7hrs 16 mins TV documentary on Norwegian train trip
#7
MountainMan Wrote:
Quote:Fortunately, after a rather tense summer and autumn, a peaceful divorce was arranged, and Norway became independent, electing (after a pleibicite) a Danish prince as the new king of Norway.

Why a Danish prince and not a Norwegian? :?

Norwegian royal family died out in the late 1300s. If they wanted to pick a prince from a royal family, they had to import someone.

Norway had been part of Denmark for 400 years before the 93 years in union with Sweden, and Norwegians had been reasonably happy with being part of Denmark. It was the forced union with Sweden they protested in 1814, not being part of Denmark. They chose a Danish prince as king of Norway in 1814, when they declared independence. When the Swedes took over in 1814, the Danish prince had to abdicate as part of the forced union agreement.

In 1905, they wanted someone associated with Denmark and England, in the hope that this would provide a little protected if the Swedes decided to get ambitious again. So they chose prince Carl of Denmark, who was married to Maud, one of the daughters of Queen Victoria of England. He, probably wisely, insisted on a pleibicite on whether Norwegians wanted wanted a monarchy with him as king, or whether they wanted a republic. The result was overwhelmingly in favor of a monarchy with Carl as king.

He arrived in Norway in 1905, with his wife Maud, and his young son Alexander (then aged 3). In a very popular move, he changed his name from Carl to Haakon and added "VII" (the seventh), since Norway as an independent kingdom up to 1380 had previously had six kings by the name of Haakon. His son Alexander was renamed Olav, and later became king Olav the fifth, who ruled from 1957 until 2001. The current king is Harald the fifth

King Haakon was a good king, who understood his role perfectly - to be a uniting symbol for people of all political persuations. And he proved to be an inspired choice when the Germans launched their surprise invasion of Norway without a previous declaration of war on April 9th 1940.

He helped put some spine into those members of the government who was wondering whether to surrender, and he (along with the government, parliament and the army high command) made his escape from Oslo to continue the fight before the Germans made their way into Oslo, while the Germans made several attempts at killing them by bombing the towns they moved to.

One of the best know photos from the war in Norway in 1940 shows the king, calmly standing under a birch tree with his son, crown prince Olav, looking defiantly up at German bomber plans as they flattened the small coastal town of Aalesund around him.

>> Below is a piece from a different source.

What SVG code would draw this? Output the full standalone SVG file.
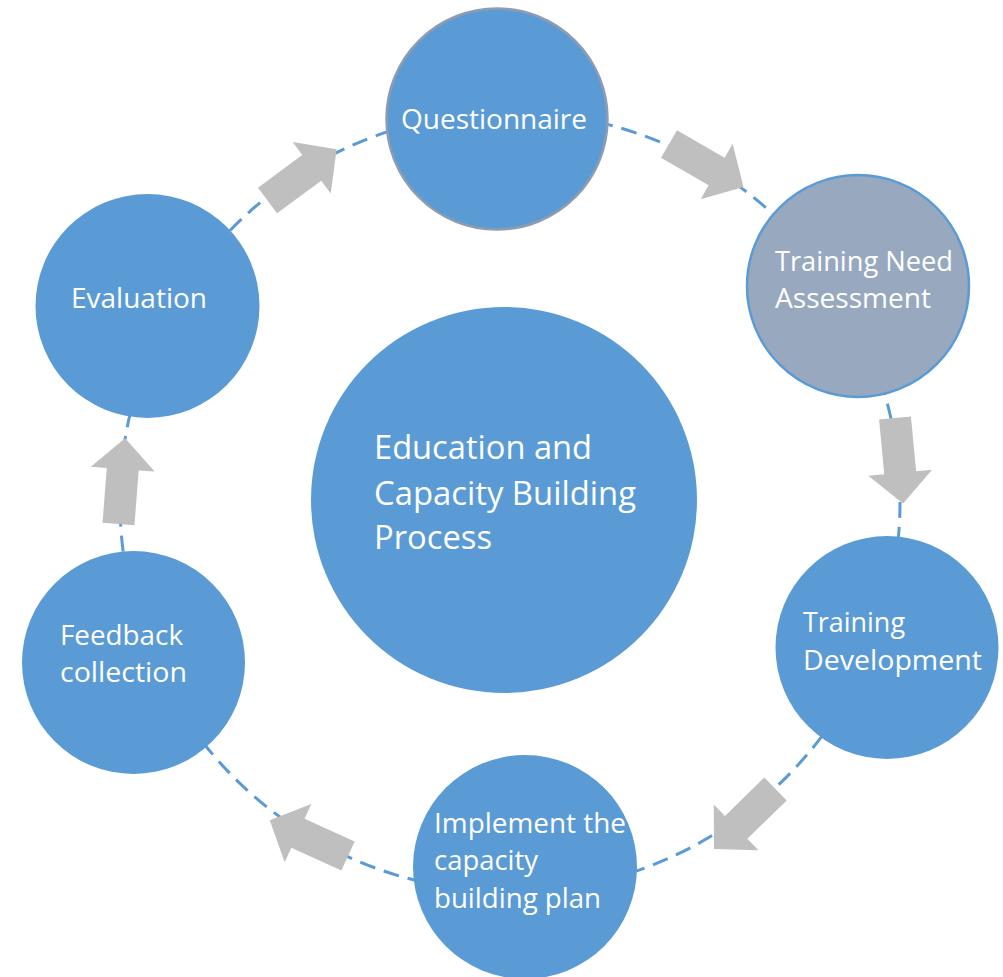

[Image: norge_olav_haakon.jpg]

Our wartime poet Nordahl Grieg wrote a poem about the king as the symbol of resistance. He called his poem "The King", and it starts like this:

"Thus the king will remain in our memory:
by a pale birch tree
against the dark background of bare spring forest,
he stands alone with his son.
German bombers are overhead"

Eventually the government, the king and as much of our navy, air force and army as we could get out were evacuated to England to continue the fight from exile, while in Norway, the labor unions, the teachers, the priests and many other brave men and woman joined the resistance movement that grew up under the noses of the German occupants.

Nordahl Grieg escaped to England, where he joined the Free Norwegian Forces. He died on December 2nd 1943, in a Lancaster bomber that was shot down over Berlin.

The Germans finally was beated by the combined effort of all the allied countries, with the heaviest burdens of course having been carried by the United States, the United Kingdom and the Soviet Union, and surrendered on May 8th 1945,

A day known in Norway as "liberation day". Crown prince Olav returned to Norway a few days afterwards, and the king returned to the county to meet a a gigantic celebration on June 7th 1945, 40 years after Norway declared it's independence from Sweden.

Two generations later, there is no signs of most Norwegians being ready to ditch monarchy and turn the country into a republic. We made a good choice of our royal family in 1905, and the next crown prince also looks like he some day will make a good king.